Develop and implement a third-party risk management process. A key objective of a third-party risk management process is to determine your highest-risk third-party relationships and then put activities in place to mitigate these risks to a tolerable level. You should take a holistic approach to assess third-party relationships and utilize a framework that is flexible to the evolving needs of your organization. Developing and implementing a third-party risk assessment begins with utilizing a cross-functional team and defining roles and responsibilities in performing the assessment. Examples of individuals who may participate in this assessment include procurement, information technology (IT), finance and the business owners responsible for managing the relationship after execution of the agreement. You should internally define the risk assessment project plan and identify the population of your third-party relationships. Next, identify the risk categories to be assessed and deemed critical to your organization (e.g., strategic, reputational, operational, financial, compliance, security, fraud) and develop weighting criteria for each risk category to be applied to your third party. For each third party, the cross-functional team should then score the risks based on impact and likelihood so that the third parties can be categorized and prioritized in tiers. Tools such as third-party surveys may be utilized as part of this process. Once the third parties are scored and subsequently tiered, you can develop risk mitigation plans and allocate resources to focus on the higher-risk third parties.
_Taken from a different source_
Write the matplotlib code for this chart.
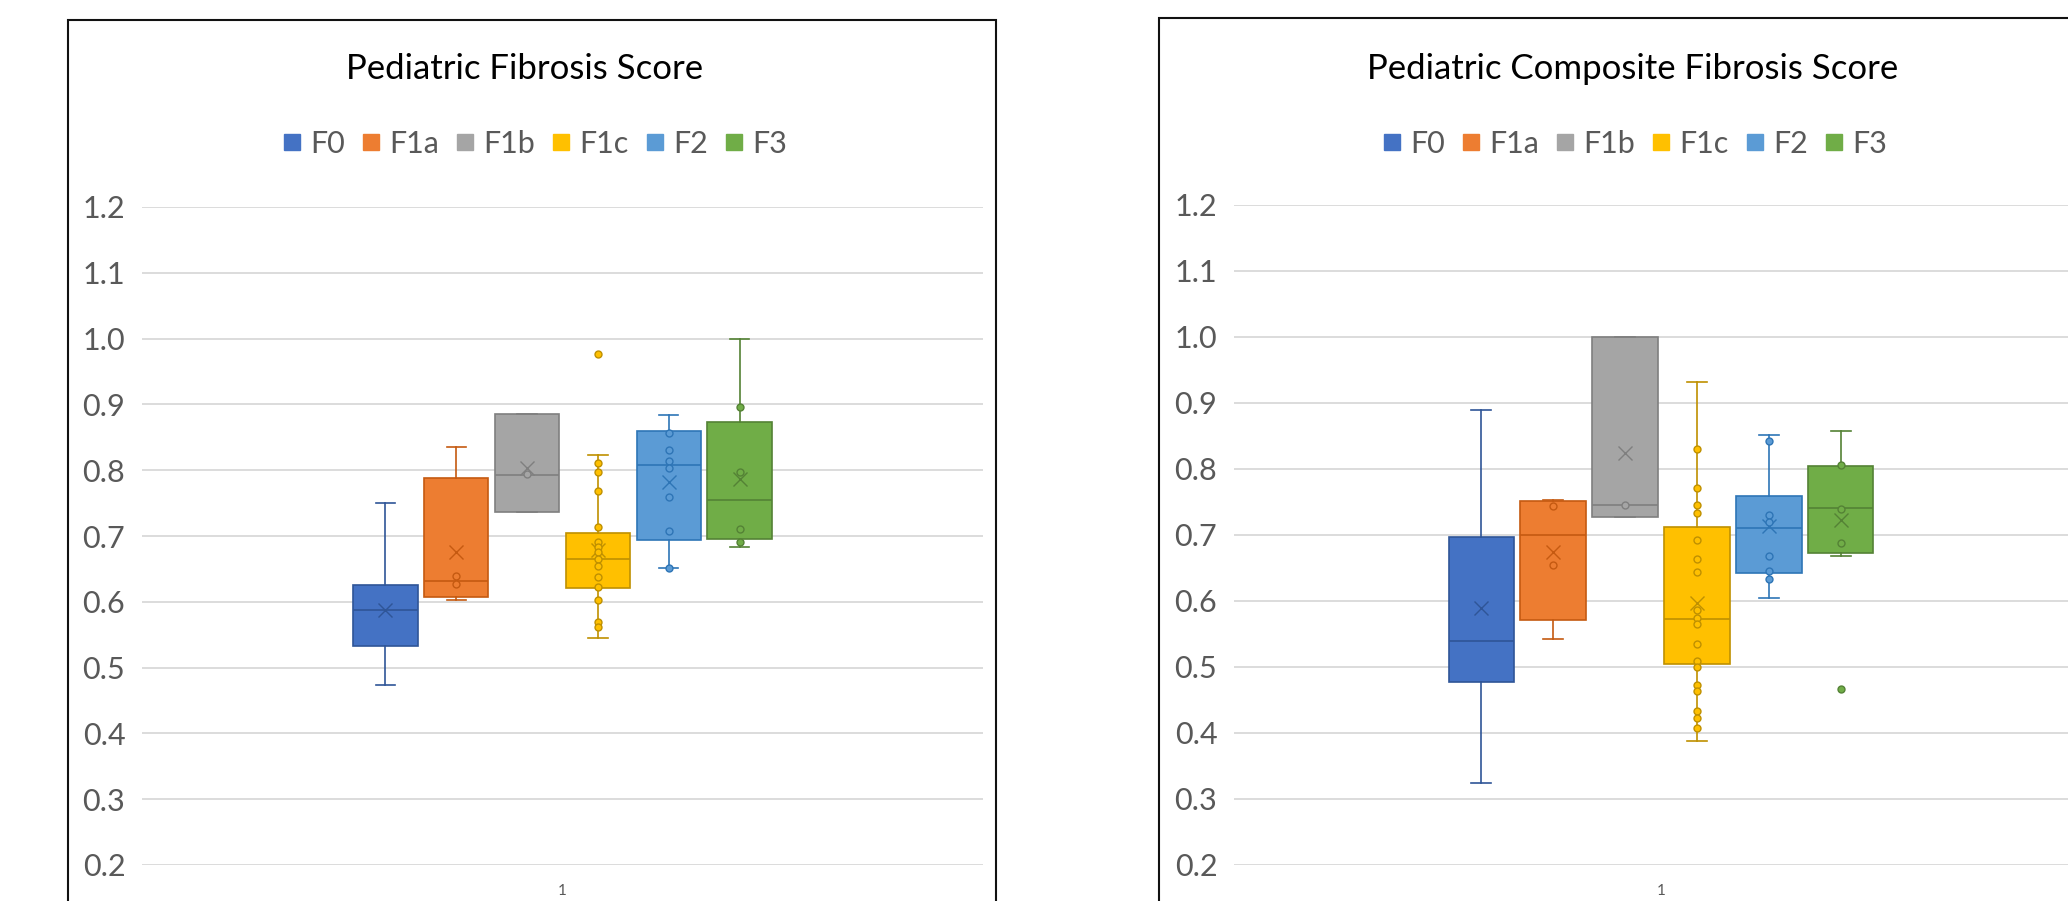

Some mitigating activities may include more focus on contract monitoring activities of that third party—including potentially conducting compliance audits.
Use of audits to help manage risk expectations. Third-party agreements should have a right-to-audit clause—which allows you to assess if the third party is in compliance with the terms and conditions of the agreement. With the change in security and privacy concerns and with various financial regulatory laws, you may need to upgrade the wording of contract clauses or potentially create addendums to include an audit provision that addresses new risks that have arisen since the original signing of the agreement and not just the monetary provisions. Depending on the significance of the contract to your organization, you should perform periodic third-party audits to ensure the terms of the contract are being fulfilled. With a new agreement, you may want to conduct an audit to make sure the third party is aligned to your interpretation of the agreement and to induce future compliance. Conversely, if an agreement is coming to an end, a close-out audit may be beneficial to ensure the third party has performed in accordance with the conditions of the agreement. How do you determine which third party to audit and when? This information should be one of the outcomes from your third-party risk assessment.
Leveraging third parties can help your business gain significant efficiencies, but you must remember that the inherent risk still lies with your organization. Taking these five key points into consideration will enable you to implement a flexible third-party relationship risk framework that helps ensure third parties are performing effectively, and your organization remains in compliance with evolving laws and regulations.